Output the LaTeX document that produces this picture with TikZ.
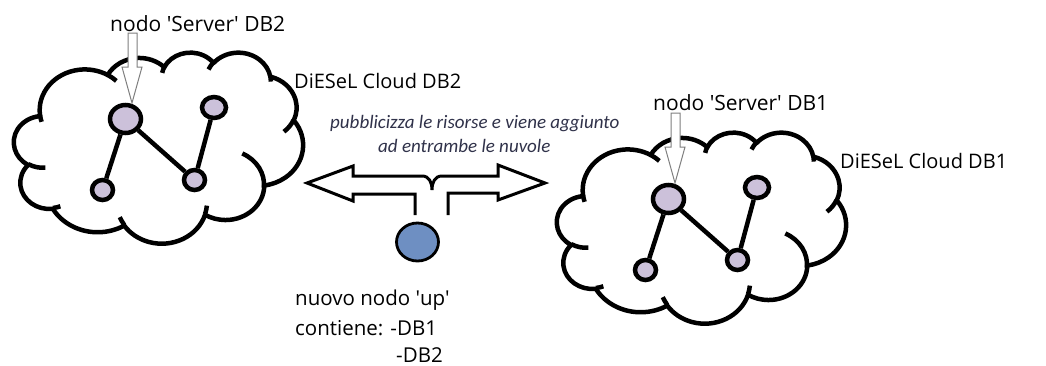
\documentclass[tikz,border=0pt]{standalone}
\usepackage{fontspec}
\usetikzlibrary{shapes.geometric}
\newfontfamily\lblfont{Open Sans}
\newfontfamily\notefont{Carlito}

% One bump of the cloud outline: elliptical arc given by radii and by
% start/sweep angles measured as real directions from the centre.
\newcommand\defcloudarc[5]{%
  \pgfmathsetmacro\cwS{atan2((#2)*sin(#4),(#3)*cos(#4))}%
  \pgfmathsetmacro\cwE{atan2((#2)*sin((#4)+(#5)),(#3)*cos((#4)+(#5)))}%
  \pgfmathsetmacro\cwD{mod(\cwE-\cwS+720,360)}%
  \edef\cwTmp{\noexpand\tikzset{#1/.style={start angle=\cwS,delta angle=\cwD,x radius=#2,y radius=#3}}}%
  \cwTmp}
% outline
\defcloudarc{ca1}{6.753}{9.190}{-190.48748}{123.78053}
\defcloudarc{ca2}{5.333}{7.267}{-144.10238}{89.94523}
\defcloudarc{ca3}{4.365}{5.945}{-145.80792}{99.72302}
\defcloudarc{ca4}{4.857}{6.595}{-130.98607}{117.24173}
\defcloudarc{ca5}{5.333}{7.273}{-78.70888}{109.02692}
\defcloudarc{ca6}{6.775}{9.220}{-46.26725}{130.26900}
\defcloudarc{ca7}{5.785}{7.867}{0.62502}{114.03333}
\defcloudarc{ca8}{6.752}{9.215}{22.45160}{115.17255}
\defcloudarc{ca9}{7.720}{10.543}{66.24263}{75.71102}
\defcloudarc{ca10}{4.360}{5.918}{-274.94208}{146.73557}
\defcloudarc{ca11}{4.345}{5.945}{-246.82850}{152.51885}
% inner curls
\defcloudarc{cc1}{4.345}{5.945}{86.74200}{26.42950}
\defcloudarc{cc2}{4.360}{5.918}{73.61047}{11.44747}
\defcloudarc{cc3}{6.752}{9.215}{137.62415}{14.08110}
\defcloudarc{cc4}{6.752}{9.215}{6.45327}{15.99835}
\defcloudarc{cc5}{5.785}{7.867}{-70.29235}{76.91060}
\defcloudarc{cc6}{5.333}{7.273}{30.31803}{27.75150}
\defcloudarc{cc7}{4.857}{6.595}{-13.74433}{14.85890}
\defcloudarc{cc8}{4.857}{6.595}{-149.18145}{18.19537}
\defcloudarc{cc9}{4.365}{5.945}{-163.49427}{17.68635}
\defcloudarc{cc10}{6.753}{9.190}{-66.70695}{12.31935}
\defcloudarc{cc11}{6.753}{9.190}{157.65435}{11.85817}

\definecolor{nodefill}{HTML}{CCC1DA}
\definecolor{upfill}{HTML}{6E8FC2}
\definecolor{notecol}{HTML}{30324A}
\definecolor{pointergray}{HTML}{7F7F7F}

\tikzset{
  cloudline/.style={line width=4.5pt, black, line join=round},
  netnode/.style={ellipse, draw=black, line width=4.5pt, fill=nodefill, inner sep=0pt},
  link/.style={line width=4.5pt, black},
  pointer/.style={draw=pointergray, line width=1pt, fill=white, line join=miter},
  lbl/.style={inner sep=0pt, anchor=base west, font=\lblfont\fontsize{21}{25}\selectfont},
  cloudlbl/.style={inner sep=0pt, anchor=base west, font=\lblfont\fontsize{20}{24}\selectfont},
  small/.style={inner sep=0pt, anchor=base west, font=\lblfont\fontsize{20.5}{24}\selectfont},
  note/.style={inner sep=0pt, anchor=base west, text=notecol, font=\notefont\itshape\fontsize{19}{23}\selectfont},
  bracket/.style={line width=3pt, black, fill=white, line join=miter},
  upnode/.style={ellipse, draw=black, line width=2.8pt, fill=upfill, inner sep=0pt,
    minimum width=42pt, minimum height=38pt},
  dieselcloud/.pic={
    \begin{scope}[shift={(14,52)}, xscale=6.690, yscale=4.421]
      \draw[cloudline, fill=white] (3.9,14.37) arc[ca1] arc[ca2] arc[ca3] arc[ca4]
        arc[ca5] arc[ca6] arc[ca7] arc[ca8] arc[ca9] arc[ca10] arc[ca11] -- cycle;
      \draw[cloudline] (4.693,26.177) arc[cc1];
      \draw[cloudline] (6.928,34.899) arc[cc2];
      \draw[cloudline] (16.478,39.090) arc[cc3];
      \draw[cloudline] (28.827,34.751) arc[cc4];
      \draw[cloudline] (34.129,22.954) arc[cc5];
      \draw[cloudline] (41.798,15.354) arc[cc6];
      \draw[cloudline] (38.324,5.426) arc[cc7];
      \draw[cloudline] (29.078,3.952) arc[cc8];
      \draw[cloudline] (22.141,4.720) arc[cc9];
      \draw[cloudline] (14.000,5.192) arc[cc10];
      \draw[cloudline] (4.127,15.789) arc[cc11];
    \end{scope}
    \node[netnode, minimum width=31pt, minimum height=28pt] (-srv) at (125.5,119) {};
    \node[netnode, minimum width=24pt, minimum height=21pt] (-tr) at (214,107.5) {};
    \node[netnode, minimum width=21pt, minimum height=20pt] (-bl) at (102.5,190) {};
    \node[netnode, minimum width=21pt, minimum height=20pt] (-bm) at (194.5,180) {};
    \draw[link] (-srv) -- (-bl);
    \draw[link] (-srv) -- (-bm);
    \draw[link] (-bm) -- (-tr);
    \coordinate (-tip) at (132,103);
    \draw[pointer] (-tip) -- ++(10,-36) -- ++(-5,0) -- ++(0,-34) -- ++(-9,0)
      -- ++(0,34) -- ++(-6,0) -- cycle;
  }
}

\begin{document}
\begin{tikzpicture}[x=1pt, y=-1pt]
  \useasboundingbox[fill=white] (0,0) rectangle (1046,365);

  \pic (L) at (0,0) {dieselcloud};
  \pic (R) at (543,80) {dieselcloud};

  \node[lbl] (srv2) at (110,31) {nodo \textquotesingle Server\textquotesingle\ DB2};
  \node[cloudlbl] (cl2) at (294,88) {DiESeL Cloud DB2};
  \node[lbl] (srv1) at (653,110) {nodo \textquotesingle Server\textquotesingle\ DB1};
  \node[cloudlbl] (cl1) at (840,168) {DiESeL Cloud DB1};

  \node[note] (n1) at (330,128) {pubblicizza le risorse e viene aggiunto};
  \node[note] (n2) at (378,152) {ad entrambe le nuvole};

  % new node and the two-way bracket arrow above it
  \node[upnode] (up) at (417.5,242) {};
  \draw[bracket] (415,215) -- (415,194) -- (353,194) -- (353,201) -- (307,183)
    -- (353,166) -- (353,176) -- (422,176)
    .. controls (429,176) and (432,182) .. (432,190)
    .. controls (432,182) and (435,176) .. (442,176)
    -- (498,176) -- (498,165) -- (545,183) -- (498,200) -- (498,193)
    -- (448,193) -- (448,215);

  \node[small] (t1) at (295,305) {nuovo nodo \textquotesingle up\textquotesingle};
  \node[small] (t2) at (295,335) {contiene: -DB1};
  \node[small] (t3) at (396,362) {-DB2};
\end{tikzpicture}
\end{document}
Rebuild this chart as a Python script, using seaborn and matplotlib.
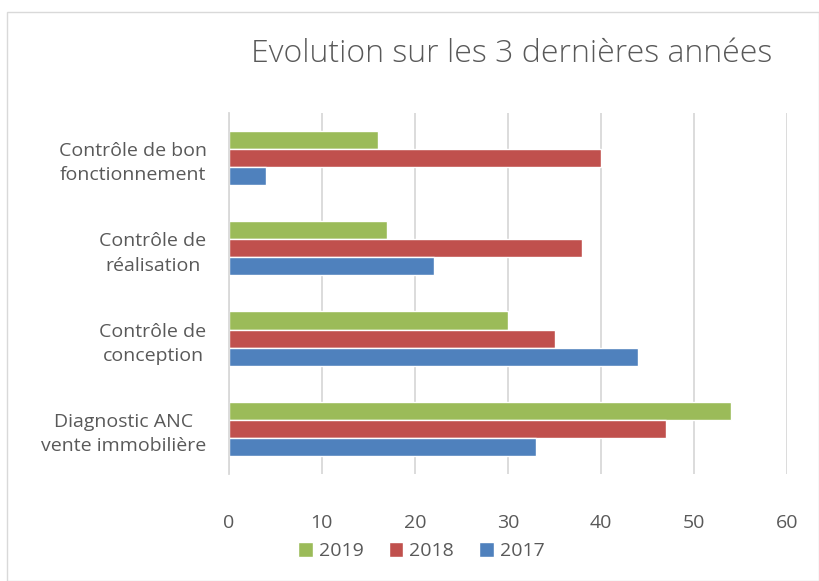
import pandas as pd
import matplotlib.pyplot as plt
import seaborn as sns
from matplotlib.patches import Rectangle

# Data
categories = [
    "Contrôle de bon\nfonctionnement",
    "Contrôle de\nréalisation",
    "Contrôle de\nconception",
    "Diagnostic ANC\nvente immobilière",
]
years = ["2019", "2018", "2017"]
vals_2019 = [16, 17, 30, 54]
vals_2018 = [40, 38, 35, 47]
vals_2017 = [4, 22, 44, 33]
xticks = [0, 10, 20, 30, 40, 50, 60]

colors = {"2019": "#9BBB59", "2018": "#C0504D", "2017": "#4F81BD"}

df = pd.DataFrame({
    "cat": categories * 3,
    "year": ["2019"] * 4 + ["2018"] * 4 + ["2017"] * 4,
    "value": vals_2019 + vals_2018 + vals_2017,
})

sns.set_style("white")
plt.rcParams['font.family'] = ['Open Sans', 'DejaVu Sans']
text_col = "#595959"

fig = plt.figure(figsize=(8.2, 5.81), dpi=100)
ax = fig.add_axes([0.279, 0.184, 0.681, 0.622])

sns.barplot(data=df, x="value", y="cat", hue="year", hue_order=years,
            order=categories, palette=colors, width=0.6, orient="h",
            saturation=1, ax=ax, legend=True)

ax.set_xlim(0, 60)
ax.set_xticks(xticks)
ax.grid(axis="x", color="#D9D9D9", linewidth=1.3)
ax.set_axisbelow(True)
ax.set_xlabel("")
ax.set_ylabel("")
for s in ["top", "right", "bottom"]:
    ax.spines[s].set_visible(False)
ax.spines["left"].set_color("#D9D9D9")
ax.spines["left"].set_linewidth(1.3)
ax.tick_params(axis="both", length=0, labelsize=14, colors=text_col)
ax.tick_params(axis="x", pad=29)
ax.tick_params(axis="y", pad=16)
for lbl in ax.get_yticklabels():
    lbl.set_horizontalalignment("right")
    lbl.set_multialignment("center")
    lbl.set_linespacing(1.45)

leg = ax.legend(loc="upper center", bbox_to_anchor=(0.345, -0.14), ncol=3,
                frameon=False, prop={"size": 14},
                labelcolor=text_col, handlelength=0.75, handleheight=0.75,
                handletextpad=0.3, columnspacing=1.3)

fig.text(0.624, 0.907, "Evolution sur les 3 dernières années",
         ha="center", va="center", fontsize=23, fontweight="light",
         color=text_col)

# outer chart border
fig.patches.append(Rectangle((0.009, 0.0), 0.99, 0.98, transform=fig.transFigure,
                             fill=False, edgecolor="#D9D9D9", linewidth=1))

fig.savefig("out.png", dpi=100)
══════
Instructions for the task: Above are some records; quote exactly and only the lines that begin at the line containing "Rebuild this chart" and stop after the line containing "xticks = [0, 10, 20, 30, 40, 50, 60]", leaving out the pictures.

Task answer:
Rebuild this chart as a Python script, using seaborn and matplotlib.
import pandas as pd
import matplotlib.pyplot as plt
import seaborn as sns
from matplotlib.patches import Rectangle

# Data
categories = [
    "Contrôle de bon\nfonctionnement",
    "Contrôle de\nréalisation",
    "Contrôle de\nconception",
    "Diagnostic ANC\nvente immobilière",
]
years = ["2019", "2018", "2017"]
vals_2019 = [16, 17, 30, 54]
vals_2018 = [40, 38, 35, 47]
vals_2017 = [4, 22, 44, 33]
xticks = [0, 10, 20, 30, 40, 50, 60]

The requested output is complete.